German Defense Minister Ursula von der Leyen put a brave face on as she offered her comments on Donald Trump's win in the US presidential election, describing it as a "heavy shock," before speculating on the future of NATO.
"Of course, we Europeans know as NATO partners that Donald Trump will ask himself what we are contributing to the alliance," the conservative member of Angela Merkel's Christian Democratic Union (CDU) told the public TV network ARD. "But we will also be asking, what is your position on the alliance. Many questions are open. A responsible and open America is in our interests.
"I also think that Donald Trump knows that this wasn't an election for him, but against Washington, against the establishment," von der Leyen added.
As if in response to German anxieties, US diplomats offered reassurance.
"There is no question that Germany is still our indispensable partner," the US Ambassador to Germany John Emerson told DW.
Member of the CDU's coalition partners, the Social Democratic Party (SPD), were similarly uncertain about what the result meant. "With Mr. Trump we really don't know what we're facing," SPD foreign policy spokesman Niels Annen told the ZDF broadcaster.
"The world won't end, it just keeps getting crazier," tweeted SPD Justice Minister Heiko Maas.
'Not particularly well-educated'
Opposition politicians described the Republican victory in more drastic terms. As the results began tipping in Trump's favor, Green party leader Cem Özdemir called the possibility of his presidency a "break with the tradition that the West stands for liberal values," and he warned that the United States could turn its back on the rest of the world.
Meanwhile Left party chairman Bernd Riexinger struck a fatalistic tone: "He won't be able to offer anything at all to the people who he's promised all kinds of things." The Left party's popular former leader Gregor Gysi was typically candid when he offered his opinion of the president-elect to Deutschlandfunk radio: "He's a simple soul, not particularly well-educated, he's coarse," he said. "We've never had anything like this in this form as president of the United States, even though there have been what I would consider bad presidents before. I think this will give right-wing populism a new boost in Europe."

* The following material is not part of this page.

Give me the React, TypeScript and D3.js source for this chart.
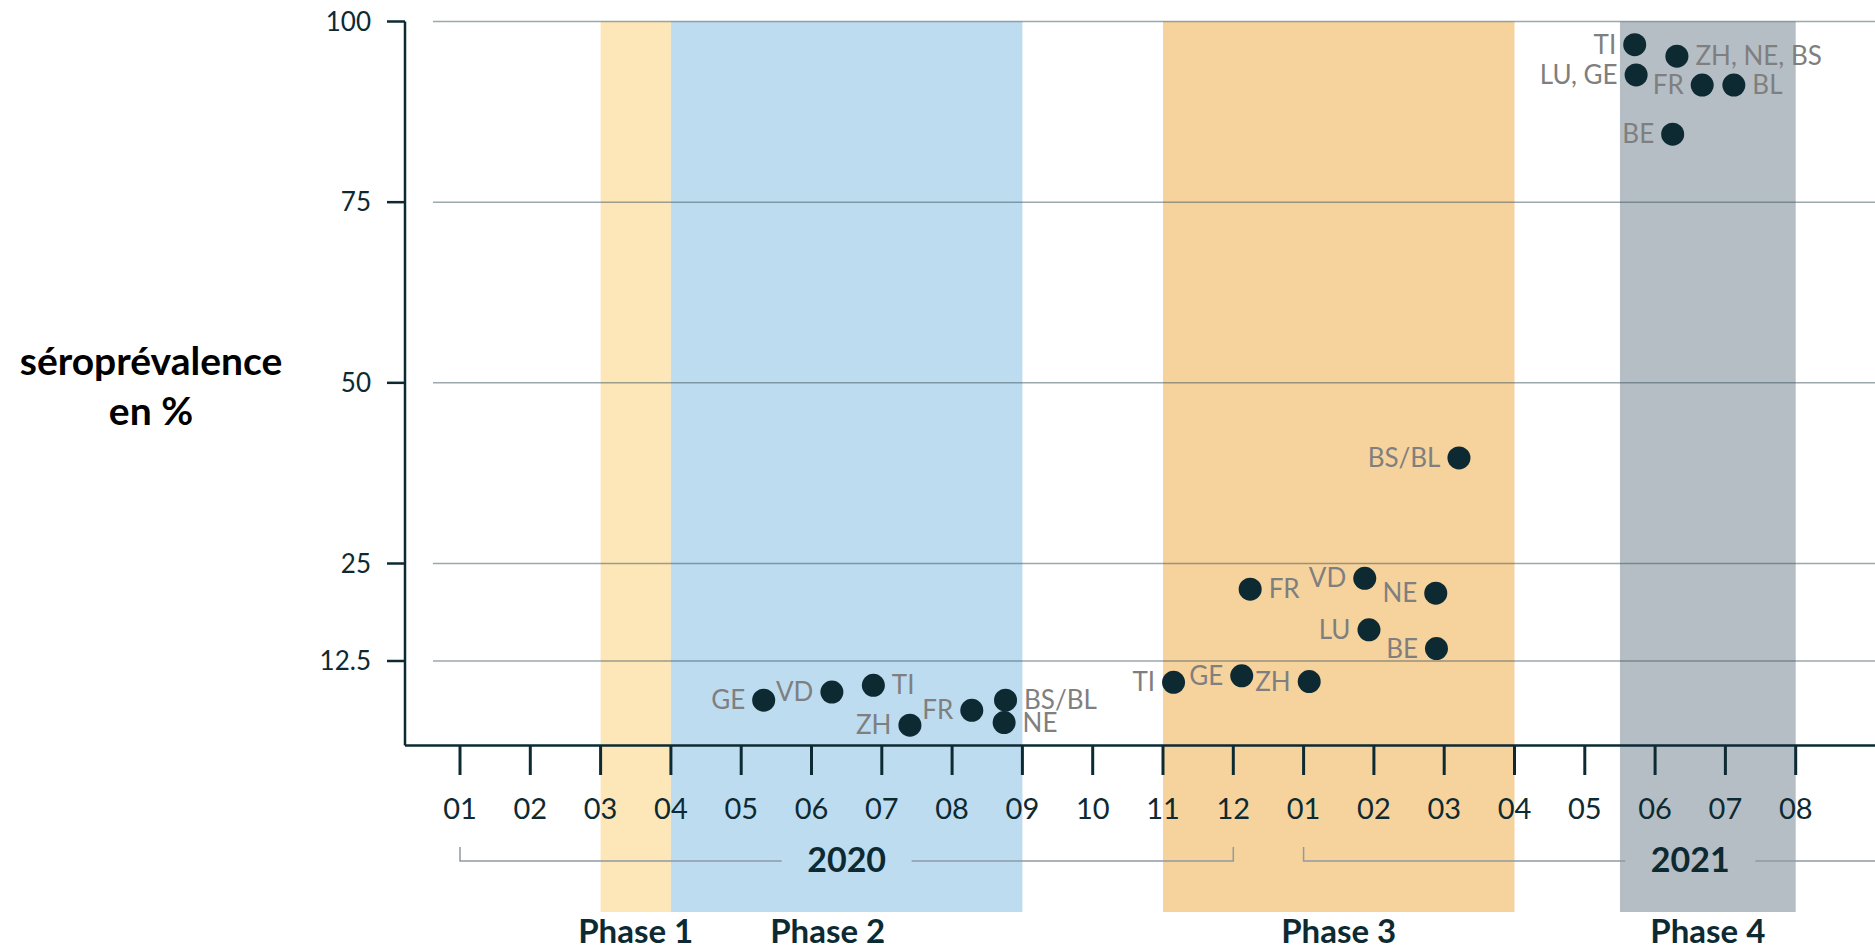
import React from 'react';
import * as d3 from 'd3';

// ---- data ----
const monthLabels = ['01','02','03','04','05','06','07','08','09','10','11','12','01','02','03','04','05','06','07','08'];
const yTicks = [12.5, 25, 50, 75, 100];
const yTickLabels = ['12.5', '25', '50', '75', '100'];

const yearLabels = ['2020', '2021'];
const yearStartMonth = [0, 12];
const yearEndMonth = [11, 23];

const phaseNames = ['Phase 1', 'Phase 2', 'Phase 3', 'Phase 4'];
const phaseStart = [2, 3, 10, 16.5];
const phaseEnd = [3, 8, 15, 19];
const phaseLabelMonth = [2.5, 5.23, 12.5, 17.75];
const phaseColors = ['#fde7b8', '#bedcf0', '#f6d39d', '#b6bec5'];

const pointLabels = ['GE','VD','TI','ZH','FR','BS/BL','NE','TI','GE','ZH','FR','VD','NE','LU','BE','BS/BL','TI','ZH, NE, BS','LU, GE','FR','BL','BE'];
const pointMonth = [4.32,5.29,5.88,6.40,7.28,7.76,7.74,10.15,11.12,12.08,11.24,12.87,13.88,12.93,13.89,14.21,16.71,17.31,16.73,17.67,18.12,17.25];
const pointValue = [6.7,7.9,8.9,3.0,5.2,6.7,3.4,9.35,10.3,9.45,21.7,23.1,21.2,16.5,14.1,39.6,96.8,95.2,92.6,91.2,91.2,84.4];
const labelSide = ['left','left','right','left','left','right','right','left','left','left','right','left','left','left','left','left','left','right','left','left','right','left'];

export default function App() {
  const W = 1875, H = 949;
  const x = d3.scaleLinear().domain([0, 19]).range([460, 460 + 19 * 70.3]);
  const y = d3.scaleLinear().domain([0, 12.5, 25, 100]).range([745.5, 661, 563.5, 21.5]);
  const axisX = 405;
  const axisY = y(0);
  const font = 'Lato, "Open Sans", sans-serif';
  const dark = '#0d2a33';
  const r = 11.5;

  return (
    <svg width={W} height={H} style={{ position: 'fixed', left: 0, top: 0, background: '#fff' }} fontFamily={font}>
      <rect x={0} y={0} width={W} height={H} fill="#fff" />
      {/* phase shading */}
      {phaseNames.map((p, i) => (
        <rect key={p} x={x(phaseStart[i])} y={y(100)} width={x(phaseEnd[i]) - x(phaseStart[i])} height={912 - y(100)} fill={phaseColors[i]} />
      ))}
      {/* gridlines */}
      {yTicks.map((t) => (
        <line key={t} x1={433} x2={W} y1={y(t)} y2={y(t)} stroke="rgba(60,82,92,0.5)" strokeWidth={1.5} />
      ))}
      {/* y axis */}
      <line x1={axisX} x2={axisX} y1={y(100)} y2={axisY} stroke={dark} strokeWidth={2.5} />
      {yTicks.map((t, i) => (
        <g key={t}>
          <line x1={387} x2={axisX} y1={y(t)} y2={y(t)} stroke={dark} strokeWidth={2.5} />
          <text x={371} y={y(t)} dy="0.35em" textAnchor="end" fontSize={26} fill={dark}>{yTickLabels[i]}</text>
        </g>
      ))}
      {/* x axis */}
      <line x1={axisX} x2={W} y1={axisY} y2={axisY} stroke={dark} strokeWidth={2.5} />
      {monthLabels.map((m, i) => (
        <g key={i}>
          <line x1={x(i)} x2={x(i)} y1={axisY} y2={775} stroke={dark} strokeWidth={3} />
          <text x={x(i)} y={819} textAnchor="middle" fontSize={29} fill={dark}>{m}</text>
        </g>
      ))}
      {/* year brackets */}
      {yearLabels.map((yl, i) => {
        const x0 = x(yearStartMonth[i]);
        const x1 = x(yearEndMonth[i]);
        const cx = (x0 + x1) / 2;
        const gap = 65;
        return (
          <g key={yl}>
            <path d={`M${x0},847V861H${cx - gap}`} fill="none" stroke="#8d9ba2" strokeWidth={1.5} />
            <path d={`M${cx + gap},861H${x1}V847`} fill="none" stroke="#8d9ba2" strokeWidth={1.5} />
            <text x={cx} y={872} textAnchor="middle" fontSize={34} fontWeight={700} fill={dark}>{yl}</text>
          </g>
        );
      })}
      {/* phase labels */}
      {phaseNames.map((p, i) => (
        <text key={p} x={x(phaseLabelMonth[i])} y={943} textAnchor="middle" fontSize={33} fontWeight={700} fill={dark}>{p}</text>
      ))}
      {/* y title */}
      <text x={151} y={375} textAnchor="middle" fontSize={39} fontWeight={700} fill="#000">séroprévalence</text>
      <text x={151} y={425} textAnchor="middle" fontSize={39} fontWeight={700} fill="#000">en %</text>
      {/* points */}
      {pointLabels.map((lab, i) => {
        const px = x(pointMonth[i]);
        const py = y(pointValue[i]);
        const left = labelSide[i] === 'left';
        return (
          <g key={i}>
            <circle cx={px} cy={py} r={r} fill={dark} />
            <text x={left ? px - r - 7 : px + r + 7} y={py} dy="0.35em" textAnchor={left ? 'end' : 'start'} fontSize={26} fill="#7f7f7f">{lab}</text>
          </g>
        );
      })}
    </svg>
  );
}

As if to confirm Gysi's fears, it soon emerged that the only major German party to welcome Trump's victory outright was the populist Alternative for Germany (AfD). Deputy party leader Beatrix von Storch was quick to draw parallels with the European political situation. "The victory of Donald Trump is a signal that the citizens of the Western world want a clear political change," she wrote on her Facebook page.
Her party colleague Marcus Pretzell took to Twitter to ask for more "optimism" and less "fearmongering" from the German media - and reached for a quote from Romantic-era German poet Johann Wolfgang von Goethe to sum up the moment: "From here and today a new epoch of world history will begin, and you can say you were there."